Интересное философское подкрепление этой позиции Гумилева, соединяющей в себе исходную этичность и высокую элитарность, обнаруживается у А. Бергсона в его работе 1932 г. «Два источника морали и религии», в которой философ выделяет два типа морали – статическую и динамическую. Комментируя эту классификацию морали, И. Блауберг пишет: «По Бергсону, в обществе существует система указаний, продиктованных некими безличными социальными требованиями – с одной стороны, а с другой – своего рода призывы, исходящие от личностей, представляющих собой «лучшее в человечестве». Соответственно, мораль, основанная на системе указаний, является статической, или закрытой, а вторая – динамической, или открытой. …в конечном счете «статическое» моральное требование оказывается у него детерминированным естественными биологическими закономерностями. … Поэтому прогресс человечества возможен вовсе не через развитие общества: все надежды Бергсон возлагает на спасительную миссию «избранных личностей», воодушевленных принципами этической доктрины христианства и реализующих их в «динамической» морали.

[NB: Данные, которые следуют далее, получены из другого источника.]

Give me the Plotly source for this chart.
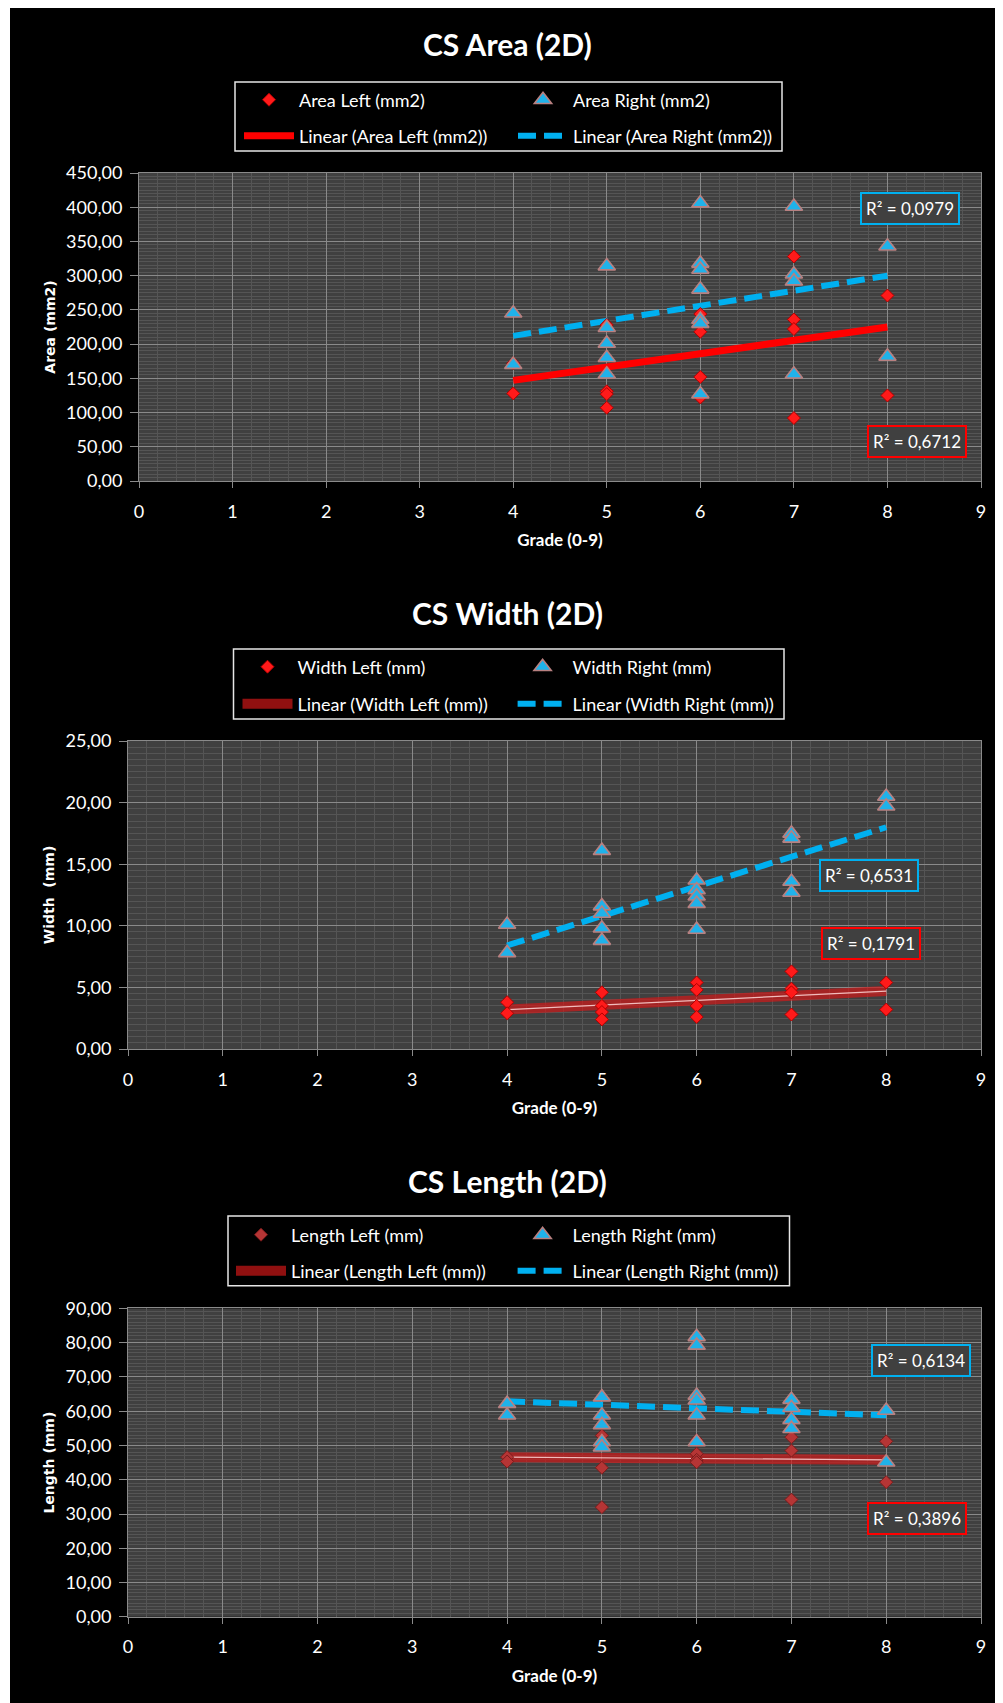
import plotly.graph_objects as go

# ---------------- data ----------------
grade_ticks = [0, 1, 2, 3, 4, 5, 6, 7, 8, 9]
trend_grades = [4, 8]

area_left_grade = [4, 4, 5, 5, 5, 5, 6, 6, 6, 6, 7, 7, 7, 7, 8, 8]
area_left_mm2 = [128, 172, 228, 131, 127, 107, 244, 218, 152, 122, 328, 236, 222, 92, 271, 125]
area_right_grade = [4, 4, 5, 5, 5, 5, 5, 6, 6, 6, 6, 6, 6, 6, 7, 7, 7, 7, 8, 8]
area_right_mm2 = [245, 170, 314, 224, 201, 180, 156, 406, 318, 309, 280, 236, 230, 127, 401, 302, 292, 156, 343, 182]
area_left_trend = [147, 225]
area_right_trend = [212, 300]
area_r2_left = "0,6712"
area_r2_right = "0,0979"

width_left_grade = [4, 4, 5, 5, 5, 5, 6, 6, 6, 6, 7, 7, 7, 7, 8, 8]
width_left_mm = [3.8, 2.9, 4.6, 3.5, 3.0, 2.4, 5.4, 4.8, 3.5, 2.6, 6.3, 4.9, 4.6, 2.8, 5.4, 3.2]
width_right_grade = [4, 4, 5, 5, 5, 5, 5, 6, 6, 6, 6, 6, 7, 7, 7, 7, 8, 8]
width_right_mm = [10.1, 7.8, 16.1, 11.6, 11.0, 9.8, 8.8, 13.7, 12.9, 12.4, 11.8, 9.7, 17.5, 17.1, 13.6, 12.7, 20.5, 19.7]
width_left_trend = [3.2, 4.7]
width_right_trend = [8.4, 18.0]
width_r2_left = "0,1791"
width_r2_right = "0,6531"

length_left_grade = [4, 4, 5, 5, 5, 6, 6, 6, 6, 7, 7, 7, 8, 8]
length_left_mm = [46.6, 45.3, 52.9, 43.5, 32.0, 51.5, 47.6, 45.8, 45.1, 52.4, 48.5, 34.2, 51.2, 39.3]
length_right_grade = [4, 4, 5, 5, 5, 5, 5, 6, 6, 6, 6, 6, 6, 7, 7, 7, 7, 8, 8]
length_right_mm = [62.2, 58.8, 64.1, 58.8, 56.0, 51.0, 49.5, 81.7, 79.2, 64.6, 63.2, 58.8, 51.0, 63.4, 61.0, 57.5, 54.9, 60.2, 45.1]
length_left_trend = [46.6, 45.8]
length_right_trend = [62.9, 58.8]
length_r2_left = "0,3896"
length_r2_right = "0,6134"

# ---------------- layout helpers ----------------
# The page body has an 8px margin, so the figure starts at (8, 8) of the window.
OFF = 8
W, H = 1003 - OFF, 1703 - OFF


def fx(p):
    return (p - OFF) / W


def fy(p):
    return 1 - (p - OFF) / H


FONT = "Lato"
BLUE = "#1FB2EA"
TRI_EDGE = "#B88080"
GRID = "#8A8A8A"
MINOR = "#555555"
PLOT_BG = "#404040"

charts = [
    dict(title="CS Area (2D)", title_xy=(508, 44), ytitle="Area (mm2)",
         xs=(139, 981), ys=(173, 481), yrange=[0, 450], dtick=50,
         lx=area_left_grade, ly=area_left_mm2, rx=area_right_grade, ry=area_right_mm2,
         lt=area_left_trend, rt=area_right_trend, r2l=area_r2_left, r2r=area_r2_right,
         names=("Area Left (mm2)", "Area Right (mm2)"),
         rows=(100, 136), cols=(299, 573), box=(235, 82, 782, 151),
         r2_blue=(910, 208.8), r2_red=(916.7, 441.2), bright=True),
    dict(title="CS Width (2D)", title_xy=(508, 612.5), ytitle="Width  (mm)",
         xs=(128, 981), ys=(741, 1049), yrange=[0, 25], dtick=5,
         lx=width_left_grade, ly=width_left_mm, rx=width_right_grade, ry=width_right_mm,
         lt=width_left_trend, rt=width_right_trend, r2l=width_r2_left, r2r=width_r2_right,
         names=("Width Left (mm)", "Width Right (mm)"),
         rows=(667, 704), cols=(297.5, 572.6), box=(233.5, 649, 784, 719),
         r2_blue=(868.5, 875.5), r2_red=(870.5, 943.3), bright=False),
    dict(title="CS Length (2D)", title_xy=(507.6, 1181), ytitle="Length (mm)",
         xs=(128, 981), ys=(1308.4, 1616.8), yrange=[0, 90], dtick=10,
         lx=length_left_grade, ly=length_left_mm, rx=length_right_grade, ry=length_right_mm,
         lt=length_left_trend, rt=length_right_trend, r2l=length_r2_left, r2r=length_r2_right,
         names=("Length Left (mm)", "Length Right (mm)"),
         rows=(1235, 1271), cols=(291, 572.6), box=(228, 1216, 789.5, 1285.7),
         r2_blue=(920.5, 1360.5), r2_red=(916.7, 1518.3), bright=False),
]

fig = go.Figure()
layout = dict(
    width=W, height=H, margin=dict(l=0, r=0, t=0, b=0),
    paper_bgcolor="black", plot_bgcolor=PLOT_BG, separators=",.",
    font=dict(family=FONT, color="white", size=18),
    showlegend=True,
)
annotations = []
shapes = [
    # thin white strip at the left edge of the picture
    dict(type="rect", xref="paper", yref="paper", x0=0, x1=fx(10), y0=0, y1=1,
         fillcolor="white", line=dict(width=0), layer="below"),
]

for i, c in enumerate(charts):
    k = "" if i == 0 else str(i + 1)
    xa, ya = "x" + k, "y" + k
    leg_a = "legend" if i == 0 else "legend" + str(2 * i + 1)
    leg_b = "legend" + str(2 * i + 2)
    left_name, right_name = c["names"]

    # trend lines (drawn under the markers)
    if c["bright"]:
        fig.add_trace(go.Scatter(
            x=trend_grades, y=c["lt"], mode="lines", name="Linear (" + left_name + ")",
            line=dict(color="#FF0000", width=7), xaxis=xa, yaxis=ya, legend=leg_b))
    else:
        fig.add_trace(go.Scatter(
            x=trend_grades, y=c["lt"], mode="lines", name="Linear (" + left_name + ")",
            line=dict(color="rgba(212,24,24,0.68)", width=10), xaxis=xa, yaxis=ya, legend=leg_b))
        fig.add_trace(go.Scatter(
            x=trend_grades, y=c["lt"], mode="lines", showlegend=False, hoverinfo="skip",
            line=dict(color="rgba(255,215,215,0.85)", width=1.2), xaxis=xa, yaxis=ya))
    fig.add_trace(go.Scatter(
        x=trend_grades, y=c["rt"], mode="lines", name="Linear (" + right_name + ")",
        line=dict(color="#00B0F0", width=6, dash="18px,8px"), xaxis=xa, yaxis=ya, legend=leg_b))

    # markers
    if c["bright"] or i == 1:
        dfill, dedge = "#FF1A1A", "#B00000"
    else:
        dfill, dedge = "#B53535", "#7A1C1C"
    fig.add_trace(go.Scatter(
        x=c["lx"], y=c["ly"], mode="markers", name=left_name,
        marker=dict(symbol="diamond", size=10, color=dfill, line=dict(color=dedge, width=1)),
        xaxis=xa, yaxis=ya, legend=leg_a))
    fig.add_trace(go.Scatter(
        x=c["rx"], y=c["ry"], mode="markers", name=right_name,
        marker=dict(symbol="triangle-up", size=15, color=BLUE, line=dict(color=TRI_EDGE, width=1.6)),
        xaxis=xa, yaxis=ya, legend=leg_a))

    # axes
    layout["xaxis" + k] = dict(
        domain=[fx(c["xs"][0]), fx(c["xs"][1])], anchor=ya,
        range=[0, 9], tickmode="array", tickvals=grade_ticks, ticktext=[str(g) for g in grade_ticks],
        showgrid=True, gridcolor=GRID, gridwidth=1, zeroline=False,
        minor=dict(dtick=0.2, tick0=0, showgrid=True, gridcolor=MINOR, gridwidth=1),
        showline=True, linecolor=GRID, linewidth=1, mirror=True,
        ticks="outside", ticklen=6, tickcolor=GRID, ticklabelstandoff=8,
        tickfont=dict(family=FONT, size=18, color="white"),
        title=dict(text="Grade (0-9)", font=dict(family=FONT, size=17, color="white", weight="bold"), standoff=13),
        automargin=False, fixedrange=True,
    )
    layout["yaxis" + k] = dict(
        domain=[fy(c["ys"][1]), fy(c["ys"][0])], anchor=xa,
        range=c["yrange"], dtick=c["dtick"], tick0=0, tickformat=".2f",
        showgrid=True, gridcolor=GRID, gridwidth=1, zeroline=False,
        minor=dict(dtick=c["dtick"] / 10, tick0=0, showgrid=True, gridcolor=MINOR, gridwidth=1),
        showline=True, linecolor=GRID, linewidth=1, mirror=True,
        ticks="outside", ticklen=8, tickcolor=GRID, ticklabelstandoff=4,
        tickfont=dict(family=FONT, size=18, color="white"),
        title=dict(text=c["ytitle"], font=dict(family="DejaVu Sans", size=14, color="white", weight="bold"), standoff=7),
        automargin=False, fixedrange=True,
    )

    # legends: one row each, boxed by a shape
    ew = c["cols"][1] - c["cols"][0] - 5 - 60
    for lg, row in ((leg_a, c["rows"][0]), (leg_b, c["rows"][1])):
        layout[lg] = dict(
            x=fx(c["cols"][0] - 60), xanchor="left", y=fy(row), yanchor="middle",
            orientation="h", entrywidth=ew, entrywidthmode="pixels", itemwidth=50,
            bgcolor="rgba(0,0,0,0)", borderwidth=0,
            font=dict(family=FONT, size=18, color="white"),
            tracegroupgap=0,
        )
    b = c["box"]
    shapes.append(dict(type="rect", xref="paper", yref="paper",
                       x0=fx(b[0]), x1=fx(b[2]), y0=fy(b[3]), y1=fy(b[1]),
                       line=dict(color="#E6E6E6", width=1.5), fillcolor="rgba(0,0,0,0)"))

    # chart title
    annotations.append(dict(text="<b>" + c["title"] + "</b>", xref="paper", yref="paper",
                            x=fx(c["title_xy"][0]), y=fy(c["title_xy"][1]),
                            xanchor="center", yanchor="middle", showarrow=False,
                            font=dict(family=FONT, size=30, color="white")))
    # R² labels
    for text, pos, col in ((c["r2r"], c["r2_blue"], "#00B0F0"), (c["r2l"], c["r2_red"], "#FF0000")):
        annotations.append(dict(text="R² = " + text, xref="paper", yref="paper",
                                x=fx(pos[0]), y=fy(pos[1]), xanchor="center", yanchor="middle",
                                showarrow=False, bordercolor=col, borderwidth=2, borderpad=4,
                                bgcolor=PLOT_BG,
                                font=dict(family=FONT, size=17, color="white")))

layout["annotations"] = annotations
layout["shapes"] = shapes
fig.update_layout(**layout)
fig.write_html("out.html")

Творцы моральных ценностей, «протягивающие друг другу руки через поколения и века», и составляют, по Бергсону, открытое общество, свободное от социальной, групповой узости и вражды и способное… охватить все человечество в целом. Великие личности выражают, таким образом, некую абсолютную точку зрения, позицию высшей моральности и социальности, не подавляющих индивида, а, напротив, лишь через его свободное творчество и способных развиваться» [Блауберг И. И. «Откуда мы пришли? Кто мы? Куда идем?» // Вопросы философии. – М., 1990. – № 1, с. 159 – 160].
Этой характеристике творцов «динамической» морали у Гумилева соответствует и образ Гондлы, о котором уже говорилось выше, и образ Мастера масонского братства (тоже вневременного: «И слышен голос Мастера призывный // Нам, каменщикам всех времен и стран» [Гумилев Н. С. Соч.: В 3-х т. – М.: Худ. лит., 1991., т. 1, с. 515]), и сам лирический герой, способный научить своих читателей «не бояться и делать что надо» и в смертный час «сразу припомнить // Всю жестокую, милую жизнь, // Всю родную, странную землю // И, представ перед ликом Бога // С простыми и мудрыми словами, // Ждать спокойно Его суда» [Гумилев Н. С. Соч.: В 3-х т. – М.: Худ. лит., 1991., т. 1, с. 307 – 308].
Гиперответственность поэта за свое слово и обусловлена, прежде всего, сознанием действенности участия этого слова в общем процессе совершенствования человечества на его «дороге к солнцу от червя». Заметим, что подобная антропологическая перспектива восхождения «от зверочеловечества к богочеловечеству» [Соловьев В. С. Соч.: В 2-х т. – М.: Мысль, 1990. – Т. 1 – 892 с.; т. 2 – 822 с., т. 1, с. 257] была намечена и в краеугольном религиозно-этическом сочинении эпохи начала века – в «Оправдании добра» Вл. Соловьева. Да и в целом доктрина акмеизма по Гумилеву вполне соответствует той формулировке «безусловного начала нравственности», которую дает Соловьев: «В совершенном внутреннем согласии с высшею волею, признавая за всеми другими безусловное значение, или ценность, поскольку в них есть образ и подобие Божие, принимай возможно полное участие в деле своего и общего совершенствования ради окончательного откровения Царства Божия в мире» [Соловьев В. С. Соч.: В 2-х т. – М.: Мысль, 1990. – Т. 1 – 892 с.; т. 2 – 822 с., т. 1, с. 261].